(Source code of charts)
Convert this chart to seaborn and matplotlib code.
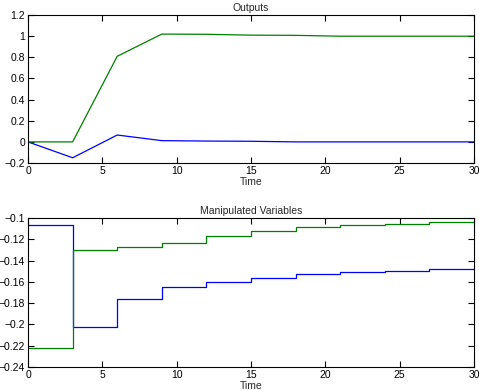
import matplotlib
matplotlib.use("Agg")
import matplotlib.pyplot as plt
import seaborn as sns
import pandas as pd

# Outputs (sampled every 3 time units)
t_out = [0, 3, 6, 9, 12, 15, 18, 21, 24, 27, 30]
y1_out = [0.0, -0.15, 0.065, 0.012, 0.008, 0.006, 0.0, 0.0, 0.0, 0.0, 0.0]
y2_out = [0.0, 0.0, 0.81, 1.02, 1.018, 1.01, 1.008, 1.0, 1.0, 1.0, 1.0]

# Manipulated variables (zero-order hold)
t_mv = [0, 3, 6, 9, 12, 15, 18, 21, 24, 27, 30]
u1 = [-0.107, -0.202, -0.176, -0.165, -0.1604, -0.1567, -0.1529, -0.151, -0.1495, -0.1482, -0.1482]
u2 = [-0.222, -0.130, -0.127, -0.1235, -0.1172, -0.1122, -0.1088, -0.1069, -0.1053, -0.104, -0.104]

top_yticks = [-0.2, 0, 0.2, 0.4, 0.6, 0.8, 1.0, 1.2]
top_ylabels = ["-0.2", "0", "0.2", "0.4", "0.6", "0.8", "1", "1.2"]
bot_yticks = [-0.24, -0.22, -0.2, -0.18, -0.16, -0.14, -0.12, -0.1]
bot_ylabels = ["-0.24", "-0.22", "-0.2", "-0.18", "-0.16", "-0.14", "-0.12", "-0.1"]
xticks = [0, 5, 10, 15, 20, 25, 30]

sns.set_theme(style="ticks")
plt.rcParams['font.family'] = ['Liberation Sans', 'DejaVu Sans']
plt.rcParams['axes.linewidth'] = 0.8

fig = plt.figure(figsize=(4.79, 3.91), dpi=100)
ax1 = fig.add_axes([0.0585, 0.583, 0.931, 0.3785])
ax2 = fig.add_axes([0.0585, 0.0614, 0.931, 0.381])

BLUE = (0, 0, 1)
GREEN = (0, 0.5, 0)

df_out = pd.DataFrame({"Time": t_out, "y1": y1_out, "y2": y2_out})
sns.lineplot(data=df_out, x="Time", y="y1", ax=ax1, color=BLUE, lw=0.9)
sns.lineplot(data=df_out, x="Time", y="y2", ax=ax1, color=GREEN, lw=0.9)

df_mv = pd.DataFrame({"Time": t_mv, "u1": u1, "u2": u2})
sns.lineplot(data=df_mv, x="Time", y="u1", ax=ax2, color=BLUE, lw=0.9, drawstyle="steps-post")
sns.lineplot(data=df_mv, x="Time", y="u2", ax=ax2, color=GREEN, lw=0.9, drawstyle="steps-post")

fs = 7.5
for ax, yt, yl, ttl, lims in [
    (ax1, top_yticks, top_ylabels, "Outputs", (-0.2, 1.2)),
    (ax2, bot_yticks, bot_ylabels, "Manipulated Variables", (-0.24, -0.1)),
]:
    ax.set_xlim(0, 30)
    ax.set_ylim(*lims)
    ax.set_xticks(xticks)
    ax.set_xticklabels([str(x) for x in xticks], fontsize=fs)
    ax.set_yticks(yt)
    ax.set_yticklabels([s.replace("-", "\u2212") for s in yl], fontsize=fs)
    ax.tick_params(direction="in", top=True, right=True, length=4, width=0.8, pad=2, colors="black")
    ax.set_xlabel("Time", fontsize=fs, labelpad=1)
    ax.set_ylabel("")
    ax.set_title(ttl, fontsize=fs, pad=3)
    for s in ax.spines.values():
        s.set_visible(True)
        s.set_color("black")

fig.savefig("out.png", dpi=100)
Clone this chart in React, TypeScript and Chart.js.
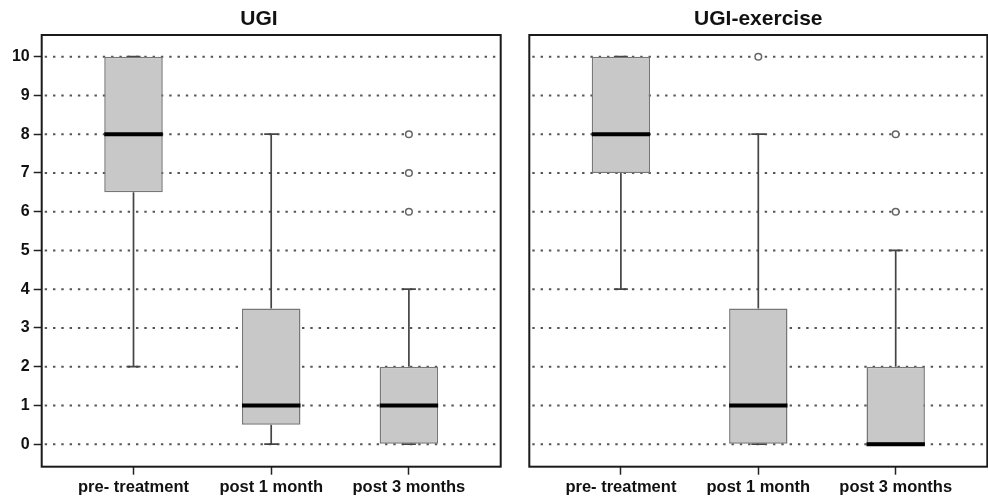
import { useEffect, useRef } from 'react';
import { Chart, registerables } from 'chart.js';

Chart.register(...registerables);

const FONT = "'Liberation Sans', Arial, Helvetica, sans-serif";

const categories = ['pre- treatment', 'post 1 month', 'post 3 months'];
const yTicks = [0, 1, 2, 3, 4, 5, 6, 7, 8, 9, 10];

// UGI panel
const ugiLow = [2, 0, 0];
const ugiQ1 = [6.5, 0.5, 0];
const ugiMedian = [8, 1, 1];
const ugiQ3 = [10, 3.5, 2];
const ugiHigh = [10, 8, 4];
const ugiOutliers = [[], [], [6, 7, 8]];

// UGI-exercise panel
const exLow = [4, 0, 0];
const exQ1 = [7, 0, 0];
const exMedian = [8, 1, 0];
const exQ3 = [10, 3.5, 2];
const exHigh = [10, 8, 5];
const exOutliers = [[], [10], [6, 8]];

interface Panel {
  title: string;
  low: number[];
  q1: number[];
  median: number[];
  q3: number[];
  high: number[];
  outliers: number[][];
}

interface Layout {
  showY: boolean;
  yWidth: number;
  rightWidth: number;
  padRight: number;
  titleFull: boolean;
}

function buildChart(canvas: HTMLCanvasElement, panel: Panel, lay: Layout) {
  const xs = categories.map((_, i) => i + 1);

  const extras = {
    id: 'boxplotExtras',
    beforeDatasetsDraw(chart: any) {
      const { ctx, chartArea: a, scales } = chart;
      const x = scales.x;
      const y = scales.y;
      ctx.save();
      ctx.beginPath();
      ctx.rect(a.left, a.top, a.width, a.height);
      ctx.clip();
      // dotted grid lines
      ctx.strokeStyle = '#555555';
      ctx.lineWidth = 2;
      ctx.setLineDash([2.4, 5.9]);
      y.ticks.forEach((t: any) => {
        const py = y.getPixelForValue(t.value);
        ctx.beginPath();
        ctx.moveTo(a.left + 3, py);
        ctx.lineTo(a.right, py);
        ctx.stroke();
      });
      ctx.setLineDash([]);
      // whiskers + caps
      ctx.strokeStyle = '#444444';
      ctx.lineWidth = 1.7;
      xs.forEach((xv, i) => {
        const px = x.getPixelForValue(xv);
        const pairs = [
          [panel.low[i], panel.q1[i]],
          [panel.q3[i], panel.high[i]],
        ];
        pairs.forEach(([from, to]) => {
          const p1 = y.getPixelForValue(from);
          const p2 = y.getPixelForValue(to);
          if (from !== to) {
            ctx.beginPath();
            ctx.moveTo(px, p1);
            ctx.lineTo(px, p2);
            ctx.stroke();
          }
        });
        [panel.low[i], panel.high[i]].forEach((v) => {
          const py = y.getPixelForValue(v);
          ctx.beginPath();
          ctx.moveTo(px - 7, py);
          ctx.lineTo(px + 7, py);
          ctx.stroke();
        });
      });
      ctx.restore();
    },
    afterDatasetsDraw(chart: any) {
      const { ctx, scales } = chart;
      const y = scales.y;
      const meta = chart.getDatasetMeta(0);
      ctx.save();
      ctx.strokeStyle = '#000000';
      ctx.lineWidth = 4;
      meta.data.forEach((bar: any, i: number) => {
        const py = y.getPixelForValue(panel.median[i]);
        const half = bar.width / 2;
        ctx.beginPath();
        ctx.moveTo(bar.x - half, py);
        ctx.lineTo(bar.x + half, py);
        ctx.stroke();
      });
      ctx.restore();
    },
    afterDraw(chart: any) {
      const { ctx, chartArea: a } = chart;
      ctx.save();
      ctx.strokeStyle = '#1a1a1a';
      ctx.lineWidth = 2;
      ctx.strokeRect(a.left, a.top, a.width, a.height);
      ctx.restore();
    },
  };

  const outlierPoints: { x: number; y: number }[] = [];
  panel.outliers.forEach((list, i) => list.forEach((v) => outlierPoints.push({ x: xs[i], y: v })));

  const yFont = { family: FONT, size: 16, weight: 'bold' as const };
  const xFont = { family: FONT, size: 16.5, weight: 'bold' as const };

  const scales: any = {
    x: {
      type: 'linear',
      min: 1 / 3,
      max: 11 / 3,
      offset: false,
      afterBuildTicks: (s: any) => {
        s.ticks = xs.map((v) => ({ value: v }));
      },
      afterFit: (s: any) => {
        s.height = 32.3;
        s.paddingLeft = 0;
        s.paddingRight = 0;
      },
      ticks: {
        autoSkip: false,
        maxRotation: 0,
        minRotation: 0,
        padding: 3,
        color: '#111111',
        font: xFont,
        callback: (_v: any, index: number) => categories[index],
      },
      grid: {
        display: true,
        offset: false,
        drawOnChartArea: false,
        drawTicks: true,
        tickLength: 8,
        tickColor: '#222222',
        tickWidth: 1.5,
      },
      border: { display: false },
    },
    y: {
      type: 'linear',
      position: 'left',
      min: -0.58,
      max: 10.56,
      afterBuildTicks: (s: any) => {
        s.ticks = yTicks.map((v) => ({ value: v }));
      },
      afterFit: (s: any) => {
        s.width = lay.yWidth;
        s.paddingTop = 0;
        s.paddingBottom = 0;
      },
      ticks: {
        display: lay.showY,
        padding: 4,
        color: '#111111',
        font: yFont,
        callback: (v: any) => String(v),
      },
      grid: {
        display: true,
        drawOnChartArea: false,
        drawTicks: lay.showY,
        tickLength: 8,
        tickColor: '#222222',
        tickWidth: 1.5,
      },
      border: { display: false },
    },
  };
  if (lay.rightWidth > 0) {
    scales.y2 = {
      type: 'linear',
      position: 'right',
      display: true,
      grid: { display: false, drawTicks: false },
      ticks: { display: false },
      border: { display: false },
      afterFit: (s: any) => {
        s.width = lay.rightWidth;
        s.paddingTop = 0;
        s.paddingBottom = 0;
      },
    };
  }

  return new Chart(canvas, {
    type: 'bar',
    data: {
      datasets: [
        {
          type: 'bar',
          data: xs.map((xv, i) => ({ x: xv, y: [panel.q1[i], panel.q3[i]] })) as any,
          backgroundColor: '#c8c8c8',
          borderColor: '#777777',
          borderWidth: 1.5,
          borderSkipped: false,
          categoryPercentage: 1,
          barPercentage: 0.425,
          xAxisID: 'x',
          yAxisID: 'y',
        } as any,
        {
          type: 'scatter',
          data: outlierPoints,
          pointRadius: 3.3,
          pointBorderWidth: 1.5,
          pointBorderColor: '#666666',
          pointBackgroundColor: '#ffffff',
          xAxisID: 'x',
          yAxisID: 'y',
        } as any,
      ],
    },
    options: {
      responsive: false,
      animation: false,
      events: [],
      layout: { autoPadding: false, padding: { top: 0, bottom: 0, left: 0, right: lay.padRight } },
      scales,
      plugins: {
        legend: { display: false },
        tooltip: { enabled: false },
        title: {
          display: true,
          text: panel.title,
          color: '#111111',
          fullSize: lay.titleFull,
          font: { family: FONT, size: 21, weight: 'bold', lineHeight: 1.2 },
          padding: { top: 7, bottom: 2.8 },
        },
      },
    } as any,
    plugins: [extras],
  });
}

export default function App() {
  const leftRef = useRef<HTMLCanvasElement>(null);
  const rightRef = useRef<HTMLCanvasElement>(null);

  useEffect(() => {
    Chart.defaults.font.family = FONT;
    const left = buildChart(
      leftRef.current!,
      { title: 'UGI', low: ugiLow, q1: ugiQ1, median: ugiMedian, q3: ugiQ3, high: ugiHigh, outliers: ugiOutliers },
      { showY: true, yWidth: 41.7, rightWidth: 17.3, padRight: 0, titleFull: true }
    );
    const right = buildChart(
      rightRef.current!,
      { title: 'UGI-exercise', low: exLow, q1: exQ1, median: exMedian, q3: exQ3, high: exHigh, outliers: exOutliers },
      { showY: false, yWidth: 11.3, rightWidth: 0, padRight: 0.7, titleFull: false }
    );
    return () => {
      left.destroy();
      right.destroy();
    };
  }, []);

  return (
    <div style={{ position: 'fixed', left: 0, top: 0, width: 988, height: 499, background: '#ffffff' }}>
      <canvas
        ref={leftRef}
        width={518}
        height={499}
        style={{ position: 'absolute', left: 0, top: 0, width: 518, height: 499 }}
      />
      <canvas
        ref={rightRef}
        width={470}
        height={499}
        style={{ position: 'absolute', left: 518, top: 0, width: 470, height: 499 }}
      />
    </div>
  );
}
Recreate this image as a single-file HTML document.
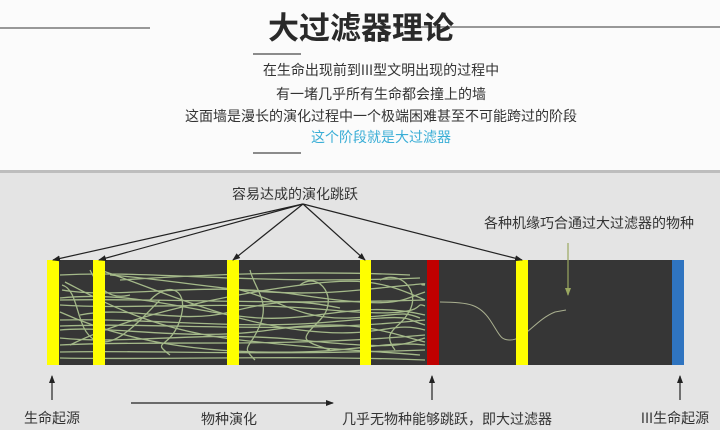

Written problem: The lines from the start of the data through the line that contains "1.0, 1.0, 1.0]" are to be returned exactly, please, with both ends included and every picture left out.

Completed task:
Convert this chart to seaborn and matplotlib code.
import matplotlib
matplotlib.use("Agg")
import matplotlib.pyplot as plt
import seaborn as sns
import pandas as pd

# Outputs (sampled every 3 time units)
t_out = [0, 3, 6, 9, 12, 15, 18, 21, 24, 27, 30]
y1_out = [0.0, -0.15, 0.065, 0.012, 0.008, 0.006, 0.0, 0.0, 0.0, 0.0, 0.0]
y2_out = [0.0, 0.0, 0.81, 1.02, 1.018, 1.01, 1.008, 1.0, 1.0, 1.0, 1.0]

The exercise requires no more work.